Intelligence is best described as the collection, organisation, analysis and refinement of both secret and freely available information on the behalf of decision makers or members of government. Due to South Africa’s recent history, intelligence policy is a highly controversial area of government which, by virtue of its very nature, is shrouded with secrecy. The intelligence doctrine of the present government is largely influenced by the ideology of social engineering and state intervention, and is contrary to the IFP’s vision of a limited state role in civil society. The intrusive and all pervading mission of existing intelligence organisations in South Africa reflects the massive centralisation of government and a pre-occupation with planning as a basis for sustained government intervention.
The IFP intelligence policy subscribes to a minimalist view of the role of covert intelligence, and focuses more on foreign intelligence collection, in the pursuit of an informed foreign policy, and less on covert actions against the citizens of South Africa. In the past, South Africa has witnessed a proliferation of intelligence structures and this has undermined the issues for accountability and transparency. The IFP therefore supports the establishment of a single domestic intelligence agency and a single foreign intelligence agency.
Domestic intelligence capability
The domestic intelligence agency should serve as a co-ordinating and processing point for all information collected by government institutions, but should have an exclusive monopoly over covert collection. Its covert collection role must function within the rule of law at all times, and all specific violations of the rights of individual citizens must be individually sanctioned by an independent judicial body. Covert intelligence collection capabilities should be limited by the parameters of clearly defined legislation and constitutional provisions, and should be subject to strict budgetary control.
Foreign intelligence capability
South Africa’s foreign intelligence requirements are determined by levels of internal stability and its relations with the outside world. Given South Africa’s limited and diminishing military capabilities, and the growing role which it is playing in the sub-continent, it is imperative that its foreign intelligence capabilities be refined and perfected. These capabilities must serve as an efficient and accurate early warning system to enable the country to prepare itself for any contingency. It must also at all times be dedicated to the provision of analysed information to assist and underpin foreign policy formulation. The accuracy and quality of such intelligence can, and should, be enhanced by the exchange of intelligence with allies and friendly nations – both regionally and internationally.

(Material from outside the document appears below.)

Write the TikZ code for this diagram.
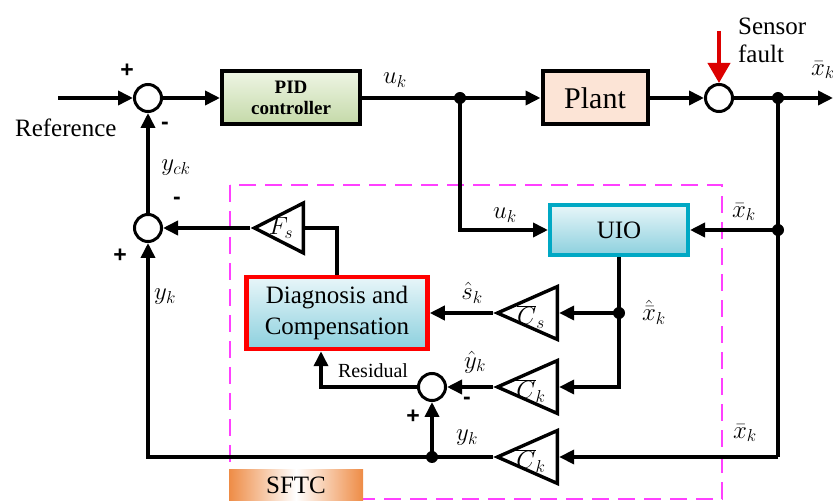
\documentclass[tikz,border=0pt]{standalone}
\usepackage{fontspec}
\setmainfont{Liberation Serif}
\newfontfamily\signfont{Liberation Sans}
\usetikzlibrary{arrows.meta, positioning, calc, shapes.geometric}
\definecolor{PidTop}{RGB}{238,245,228}
\definecolor{PidBot}{RGB}{196,217,168}
\definecolor{PlantFill}{RGB}{252,228,214}
\definecolor{UioEdge}{RGB}{0,168,196}
\definecolor{CyanTop}{RGB}{232,246,249}
\definecolor{CyanBot}{RGB}{140,208,222}
\definecolor{FaultRed}{RGB}{220,0,0}
\definecolor{BoxRed}{RGB}{255,0,0}
\definecolor{DashPink}{RGB}{255,64,255}
\definecolor{SftcOrange}{RGB}{238,140,70}

\tikzset{
  sumnode/.style={circle, draw, line width=3pt, minimum size=27pt, inner sep=0pt, fill=white},
  blk/.style={draw, line width=4pt, inner sep=2pt, align=center},
  gain/.style={draw, isosceles triangle, isosceles triangle stretches, shape border rotate=180,
    line width=3.4pt, inner sep=0pt, fill=white, anchor=apex},
  sgn/.style={font=\signfont\bfseries\fontsize{23}{23}\selectfont},
}

\begin{document}
\begin{tikzpicture}[x=1pt, y=-1pt, line width=3.6pt,
  >={Triangle[length=15pt, width=14pt]}, font=\fontsize{25}{28}\selectfont]

\useasboundingbox (0,0) rectangle (833,502);

% recuadro SFTC
\draw[DashPink, line width=2.6pt, dash pattern=on 17pt off 9pt] (230,185) rectangle (722,499);

% --- lazo principal ---
\coordinate (ref) at (58,98);
\node[sumnode] (s1) at (148,98) {};
\node[blk, top color=PidTop, bottom color=PidBot, minimum width=138pt, minimum height=53pt,
      font=\bfseries\fontsize{19}{21}\selectfont] (pid) at (291,98) {PID\\controller};
\coordinate (ju) at (460,98);
\node[blk, fill=PlantFill, minimum width=105pt, minimum height=53pt,
      font=\fontsize{30}{32}\selectfont] (plant) at (595,98) {Plant};
\node[sumnode] (s2) at (719,98) {};
\coordinate (fault) at (719,31);
\coordinate (jx) at (778,98);
\coordinate (out) at (833,98);

\draw[->] (ref) -- (s1);
\draw[->] (s1) -- (pid);
\draw (pid) -- (ju);
\draw[->] (ju) -- (plant);
\draw[->] (plant) -- (s2);
\draw[-{Triangle[length=20pt, width=22pt]}, FaultRed, line width=4pt] (fault) -- (s2);
\draw (s2) -- (jx);
\draw[->] (jx) -- (out);

% --- observador ---
\node[blk, draw=UioEdge, top color=CyanTop, bottom color=CyanBot, minimum width=138pt,
      minimum height=50pt] (uio) at (619,230) {UIO};
\coordinate (jx2) at (778,230);
\coordinate (jh) at (619,313);
\coordinate (jxb) at (778,457);
\coordinate (jy) at (432,457);

\node[gain, minimum width=53pt, minimum height=60pt] (cs) at (493,313) {};
\node[gain, minimum width=53pt, minimum height=60pt] (ck1) at (493,387) {};
\node[gain, minimum width=53pt, minimum height=60pt] (ck2) at (493,457) {};
\node[gain, minimum width=50pt, minimum height=49pt] (fs) at (250,228) {};
\node at ($(cs.apex)+(38,4)$) {$\overline{C}_s$};
\node at ($(ck1.apex)+(38,4)$) {$\overline{C}_k$};
\node at ($(ck2.apex)+(38,4)$) {$\overline{C}_k$};
\node at ($(fs.apex)+(31,0)$) {$F_s$};

\node[blk, draw=BoxRed, line width=4.5pt, top color=CyanTop, bottom color=CyanBot,
      minimum width=181pt, minimum height=72pt, inner sep=1pt,
      font=\fontsize{25}{31}\selectfont] (dc) at (337,313) {Diagnosis and\\Compensation};
\node[sumnode] (s3) at (432,387) {};
\node[sumnode] (s4) at (148,228) {};

\draw (jx) -- (jx2);
\draw[->] (jx2) -- (uio);
\draw[->] (ju) |- (uio);
\draw (uio) -- (jh);
\draw[->] (jh) -- (cs);
\draw[->] (jh) |- (ck1);
\draw[->] (cs.apex) -- (dc);
\draw[->] (ck1.apex) -- (s3);
\draw[->] (s3) -| ([xshift=-16pt]dc.south);
\draw (jx2) -- (jxb);
\draw[->] (jxb) -- (ck2);
\draw (ck2.apex) -- (jy);
\draw[->] (jy) -- (s3);
\draw[->] (jy) -| (s4);
\draw[->] (s4) -- (s1);
\draw (dc.north) |- (fs);
\draw[->] (fs.apex) -- (s4);

\foreach \p in {ju, jx, jx2, jh, jy}
  \fill (\p) circle (6pt);

% --- etiquetas ---
\node[sgn] at (127,71) {+};
\node[sgn] at (165,126) {-};
\node[anchor=west] at (10,128) {Reference};
\node at (395,80) {$u_k$};
\node[align=left, anchor=west] at (733,40) {Sensor\\fault};
\node at (823,70) {$\bar{x}_k$};
\node at (505,215) {$u_k$};
\node at (744,212) {$\bar{x}_k$};
\node at (654,312) {$\hat{\bar{x}}_k$};
\node at (472,293) {$\hat{s}_k$};
\node at (475,362) {$\hat{y}_k$};
\node[sgn] at (467,401) {-};
\node at (745,433) {$\bar{x}_k$};
\node at (467,438) {$y_k$};
\node[sgn] at (413,417) {+};
\node[font=\fontsize{20}{22}\selectfont] at (373,371) {Residual};
\node at (165,297) {$y_k$};
\node[sgn] at (120,256) {+};
\node[sgn] at (177,201) {-};
\node at (176,168) {$y_{ck}$};

\node[minimum width=134pt, minimum height=31pt, inner sep=0pt, left color=SftcOrange,
      right color=SftcOrange, middle color=white] (sftc) at (296,485) {SFTC};

\end{tikzpicture}
\end{document}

The IFP believes that intelligence structures need to be accountable to parliamentary institutions to prevent their subversion and abuse by the government of the day in the pursuit of its own narrow agenda.
Due to the specialised and sensitive nature of intelligence institutions, they must be rigidly accountable to a single member of the executive – preferably the President – who should bear ultimate responsibility for intelligence activities.
Parliamentary monitoring of intelligence organisations
The IFP strongly supports the establishment of a parliamentary intelligence monitoring committee with specialist independent research staff capable of monitoring all intelligence activities. Well defined mechanisms need to be put in place to ensure the independence of this committee, and its members, who risk subversion by the very institutions they are charged with monitoring.
To enable parliament to adequately fulfill its intelligence activity monitoring role, much of the cult of secrecy traditionally associated with this domain of government needs to be removed. Obsessive secrecy has proven to be a breeding ground for sustained abuse of intelligence capabilities by the government of the day, and is unnecessary in modern democracies. The internal intelligence operatives must be subject to a rigid code of conduct to ensure political neutrality and independence.
South Africa needs to make a clean break from the past in the sphere of intelligence. The former government had a long tradition of abuse with regard to intelligence resources. By virtue of its position in government and in parliament, the IFP can play a crucial role in terminating and preventing such abuses.
Separation of powers
The unique nature of intelligence activities require a stricter interpretation of the principle of the separation of powers than is normally applied. The role of intelligence should be truly placed within the scope of national interest, rather than the narrower pursuits of the ruling party.
The counter-intelligence role is a crucial one in any modern democracy and the IFP believes that South Africa’s requirements in this field should be shaped by its position as an emerging country which is competing for foreign markets in a highly competitive environment.